The Island House has so many elements that I love. I adore a gothic house full of trauma and history. I adore a And Then There Were None-style mystery where a set of characters find themselves in a location that somehow means something to all of them. I also love a main character who can't quite remember her past but has ominous glimpses of it. And yet it didn't come together for me. Like, if we're going to have creepy ventriloquist dummies, give me more creeps. If we're going to have haunted family dynamics, really show them to me rather than just telling me about them. I do have to admit there is a fun twist to this which, while not super shocking, did give me a nice "oooohhhhh wait" moment early on when I caught one of the little bread crumbs. This wasn't quite enough, however, to save it from the otherwise rushed plotting. This is not a short book, but it reads super fast, jumping from one thing to another, back in time, forward in time, a new POV, another flashback, MURDER, brief contemplation, and then more running.

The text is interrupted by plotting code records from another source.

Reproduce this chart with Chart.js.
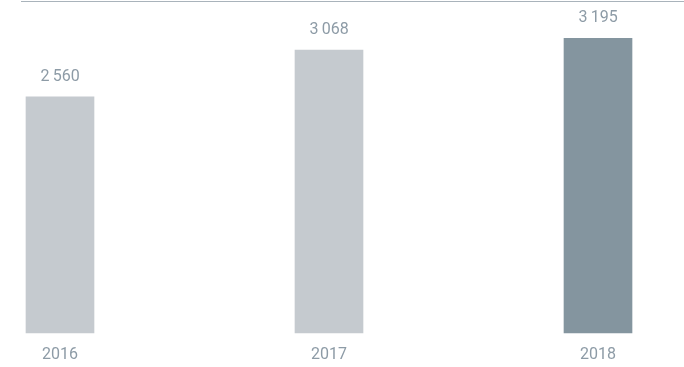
<!DOCTYPE html>
<html>
<head>
<meta charset="utf-8">
<script src="https://cdn.jsdelivr.net/npm/chart.js@4/dist/chart.umd.min.js"></script>
<style>
  html, body { margin: 0; padding: 0; background: #fff; }
  #wrap { position: relative; width: 684px; height: 367px; }
  #topLine { position: absolute; left: 21px; right: 0; top: 1px; border-top: 1px solid #a9b3bb; }
</style>
</head>
<body>
<div id="wrap">
  <canvas id="chart" width="684" height="367"></canvas>
  <div id="topLine"></div>
</div>
<script>
// -------- Datos --------
const years  = ["2016", "2017", "2018"];
const values = [2560, 3068, 3195];
const barColors = ["#c5cacf", "#c5cacf", "#84959f"];

const TEXT = "#8d9ba6";
const FONT = "Roboto, 'Liberation Sans', sans-serif";

// "2560" -> "2 560"
const fmt = v => String(v).replace(/\B(?=(\d{3})+(?!\d))/g, "\u2009");

// etiquetas de valor encima de cada barra
const valueLabels = {
  id: "valueLabels",
  afterDatasetsDraw(chart) {
    const ctx = chart.ctx;
    const meta = chart.getDatasetMeta(0);
    ctx.save();
    ctx.fillStyle = TEXT;
    ctx.font = `16px ${FONT}`;
    ctx.textAlign = "center";
    ctx.textBaseline = "bottom";
    meta.data.forEach((bar, i) => {
      ctx.fillText(fmt(values[i]), bar.x, bar.y - 12);
    });
    ctx.restore();
  }
};

new Chart(document.getElementById("chart").getContext("2d"), {
  type: "bar",
  data: {
    labels: years,
    datasets: [{
      data: values,
      backgroundColor: barColors,
      barThickness: 68,
      clip: false
    }]
  },
  options: {
    responsive: false,
    animation: false,
    layout: { padding: { left: 60, right: 86, top: 1, bottom: 0 } },
    plugins: { legend: { display: false }, tooltip: { enabled: false } },
    scales: {
      x: {
        offset: false,
        grid: { display: false, drawTicks: false },
        border: { display: false },
        ticks: { color: TEXT, font: { family: FONT, size: 16 }, padding: 12, maxRotation: 0 },
        afterFit(scale) { scale.height = 34; }
      },
      y: {
        display: false,
        min: 0,
        max: 3600
      }
    }
  },
  plugins: [valueLabels]
});
</script>
</body>
</html>
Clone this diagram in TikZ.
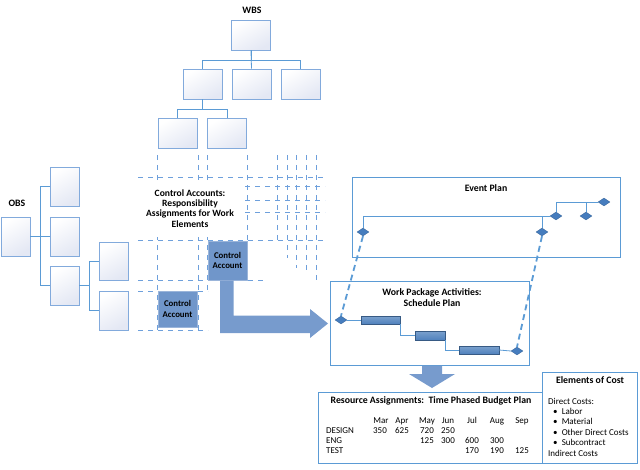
\documentclass[tikz,border=0pt]{standalone}
\usepackage{fontspec}
\setmainfont{Carlito}
\usetikzlibrary{shapes.geometric}
\definecolor{lineblue}{RGB}{91,155,213}
\definecolor{boxline}{RGB}{130,170,220}
\definecolor{gridblue}{RGB}{110,160,220}
\definecolor{cafill}{RGB}{112,150,202}
\definecolor{diafill}{RGB}{70,125,190}
\definecolor{barfill}{RGB}{79,129,189}
\definecolor{boxshade}{RGB}{228,232,244}
\tikzset{
  tbox/.style={draw=boxline, line width=0.8pt, top color=white, bottom color=boxshade, shading angle=30, inner sep=0pt},
  conn/.style={draw=lineblue, line width=0.8pt},
  gridl/.style={draw=gridblue, line width=0.9pt, dash pattern=on 5pt off 5pt},
  frame/.style={draw=lineblue, line width=0.9pt, fill=white, inner sep=0pt},
  cabox/.style={fill=cafill, draw=cafill!70!white, line width=0.6pt, inner sep=0pt, font=\fontsize{8.8}{10.5}\selectfont\bfseries, align=center},
  dia/.style={diamond, fill=diafill, draw=diafill!80!black, line width=0.3pt, minimum width=12pt, minimum height=8pt, inner sep=0pt},
  bar/.style={draw=barfill!70!black, line width=0.4pt, top color=barfill!75, bottom color=barfill, inner sep=0pt},
  ttl/.style={font=\fontsize{9.8}{11.5}\selectfont\bfseries, align=center, inner sep=0pt},
  tbl/.style={font=\fontsize{9}{10}\selectfont, inner sep=0pt, anchor=base},
  tbll/.style={font=\fontsize{9}{10}\selectfont, inner sep=0pt, anchor=base west},
  thickdash/.style={draw=lineblue, line width=1.8pt, dash pattern=on 6pt off 4pt},
  bigarrow/.style={fill=cafill!95!white, draw=none}
}
\begin{document}
\begin{tikzpicture}[x=1pt,y=-1pt]
\useasboundingbox (0,0) rectangle (640,469);
% ---------- dashed grid ----------
\draw[gridl] (138,177) -- (325,177);
\draw[gridl] (245,186) -- (325,186);
\draw[gridl] (245,200) -- (325,200);
\draw[gridl] (245,212) -- (325,212);
\draw[gridl] (138,240) -- (325,240);
\draw[gridl] (138,280) -- (265,280);
\draw[gridl] (138,291) -- (208,291);
\draw[gridl] (138,330) -- (208,330);
\draw[gridl] (157,155) -- (157,334);
\draw[gridl] (198,155) -- (198,334);
\draw[gridl] (207,155) -- (207,292);
\draw[gridl] (247,155) -- (247,242);
\draw[gridl] (277,155) -- (277,242);
\draw[gridl] (287,155) -- (287,258);
\draw[gridl] (296,155) -- (296,268);
\draw[gridl] (306,155) -- (306,273);
\draw[gridl] (316,155) -- (316,283);
% ---------- WBS ----------
\node[ttl] (wbs) at (252,10) {WBS};
\node[tbox, minimum width=39pt, minimum height=30pt] (w0) at (251,35) {};
\node[tbox, minimum width=39pt, minimum height=30pt] (w1) at (202.5,84) {};
\node[tbox, minimum width=39pt, minimum height=30pt] (w2) at (251.5,84) {};
\node[tbox, minimum width=39pt, minimum height=30pt] (w3) at (300.5,84) {};
\node[tbox, minimum width=39pt, minimum height=30pt] (w4) at (177.5,133) {};
\node[tbox, minimum width=39pt, minimum height=30pt] (w5) at (227,133) {};
\draw[conn] (w0.south) -- ++(0,10) -| (w1.north);
\draw[conn] (w0.south) -- (w2.north);
\draw[conn] (w0.south) -- ++(0,10) -| (w3.north);
\draw[conn] (w1.south) -- ++(0,10) -| (w4.north);
\draw[conn] (w1.south) -- ++(0,10) -| (w5.north);
% ---------- OBS ----------
\node[ttl] (obs) at (17,203) {OBS};
\node[tbox, minimum width=29pt, minimum height=39pt] (o0) at (15.5,236.5) {};
\node[tbox, minimum width=29pt, minimum height=39pt] (o1) at (64.5,186.5) {};
\node[tbox, minimum width=29pt, minimum height=39pt] (o2) at (64.5,236.5) {};
\node[tbox, minimum width=29pt, minimum height=39pt] (o3) at (64.5,285.5) {};
\node[tbox, minimum width=29pt, minimum height=38pt] (o4) at (113.5,261) {};
\node[tbox, minimum width=29pt, minimum height=39pt] (o5) at (113.5,310.5) {};
\draw[conn] (o0.east) -- ++(10,0) |- (o1.west);
\draw[conn] (o0.east) -- (o2.west);
\draw[conn] (o0.east) -- ++(10,0) |- (o3.west);
\draw[conn] (o3.east) -- ++(10,0) |- (o4.west);
\draw[conn] (o3.east) -- ++(10,0) |- (o5.west);
% ---------- Control accounts ----------
\node[ttl, fill=white, minimum width=98pt, minimum height=56pt, font=\fontsize{9.6}{10.2}\selectfont\bfseries] (catxt) at (190,208.5) {Control Accounts:\\Responsibility\\Assignments for Work\\Elements};
\node[cabox, minimum width=39pt, minimum height=39pt] (ca1) at (227.5,260.5) {Control\\Account};
\node[cabox, minimum width=39pt, minimum height=36pt] (ca2) at (177.5,309) {Control\\Account};
% big arrow
\fill[bigarrow] (220,280.5) -- (220,333) -- (310,333) -- (310,338) -- (328,323.5) -- (310,309) -- (310,315.5) -- (233.5,315.5) -- (233.5,280.5) -- cycle;
% ---------- Event plan ----------
\node[frame, minimum width=268pt, minimum height=80pt] (ev) at (486,217) {};
\node[ttl] (evt) at (486,188) {Event Plan};
\node[dia] (e1) at (363,232) {};
\node[dia] (e2) at (542,232) {};
\node[dia] (e3) at (556,216) {};
\node[dia] (e4) at (586,216) {};
\node[dia] (e5) at (604,202) {};
\draw[conn] (e1.north) |- (e3.west);
\draw[conn] (e2.north) -- (e2.north |- e3.west);
\draw[conn] (e3.north) |- (e5.west);
\draw[conn] (e4.north) -- (e4.north |- e5.west);
% ---------- Work package ----------
\node[frame, minimum width=199pt, minimum height=84pt] (wp) at (429.5,323) {};
\node[ttl] (wpt) at (432,297.5) {Work Package Activities:\\Schedule Plan};
\node[dia] (s1) at (341,320) {};
\node[bar, minimum width=39pt, minimum height=8pt] (b1) at (380.5,320) {};
\node[bar, minimum width=30pt, minimum height=9pt] (b2) at (430,335.5) {};
\node[bar, minimum width=40pt, minimum height=8pt] (b3) at (479,350) {};
\node[dia] (s2) at (517,351) {};
\draw[conn] (s1.east) -- (b1.west);
\draw[conn] (b1.south east) |- (b2.west);
\draw[conn] (b2.south east) |- (b3.west);
\draw[conn] (b3.east) -- (s2.west);
\draw[thickdash] (e1.south) -- (s1.north);
\draw[thickdash] (e2.south) -- (s2.north);
% down arrow
\fill[bigarrow] (422,365.5) -- (442,365.5) -- (442,374) -- (455,374) -- (432,388) -- (409,374) -- (422,374) -- cycle;
% ---------- Resource assignments ----------
\node[frame, minimum width=224pt, minimum height=71pt] (rb) at (430,427.5) {};
\node[ttl] (rbt) at (431,401) {Resource Assignments:\ \ Time Phased Budget Plan};
\node[tbl] at (381,423) {Mar};
\node[tbl] at (402,423) {Apr};
\node[tbl] at (427,423) {May};
\node[tbl] at (448,423) {Jun};
\node[tbl] at (472,423) {Jul};
\node[tbl] at (497,423) {Aug};
\node[tbl] at (522,423) {Sep};
\node[tbll] at (326,433) {DESIGN};
\node[tbll] at (326,443) {ENG};
\node[tbll] at (326,453) {TEST};
\node[tbl] at (380,433) {350};
\node[tbl] at (402,433) {625};
\node[tbl] at (427,433) {720};
\node[tbl] at (448,433) {250};
\node[tbl] at (427,443) {125};
\node[tbl] at (448,443) {300};
\node[tbl] at (472,443) {600};
\node[tbl] at (497,443) {300};
\node[tbl] at (472,453) {170};
\node[tbl] at (497,453) {190};
\node[tbl] at (522,453) {125};
% ---------- Elements of cost ----------
\node[frame, minimum width=95pt, minimum height=91pt] (eb) at (589.5,417.5) {};
\node[ttl] (ebt) at (590,380) {Elements of Cost};
\node[tbll] at (548,404) {Direct Costs:};
\node[tbll] at (553,414) {\textbullet\ \ Labor};
\node[tbll] at (553,424.5) {\textbullet\ \ Material};
\node[tbll] at (553,435) {\textbullet\ \ Other Direct Costs};
\node[tbll] at (553,445.5) {\textbullet\ \ Subcontract};
\node[tbll] at (548,456) {Indirect Costs};
\end{tikzpicture}
\end{document}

The beginning is quite slow in setting up Alice and her current state of mind, but the last half or third is a lot. Perhaps if there was a better balance to the two, I would have gotten into the actual story a little more. So this one was technically a miss for me in many ways but I did want to know how it would all resolve, so it's not a complete loss. I would probably read something different by Amanda Brittany in the future, because I do think the skills are there. This story was just a bit too much.
I give this novel...
2 Universes!
I read The Island House very quickly, in an evening, and did have a form of fun with it, but in the end it felt a little messy to me. There are so many intriguing ideas, especially the way Brittany plays with the Gothic, but the book never lingers long enough to really come together.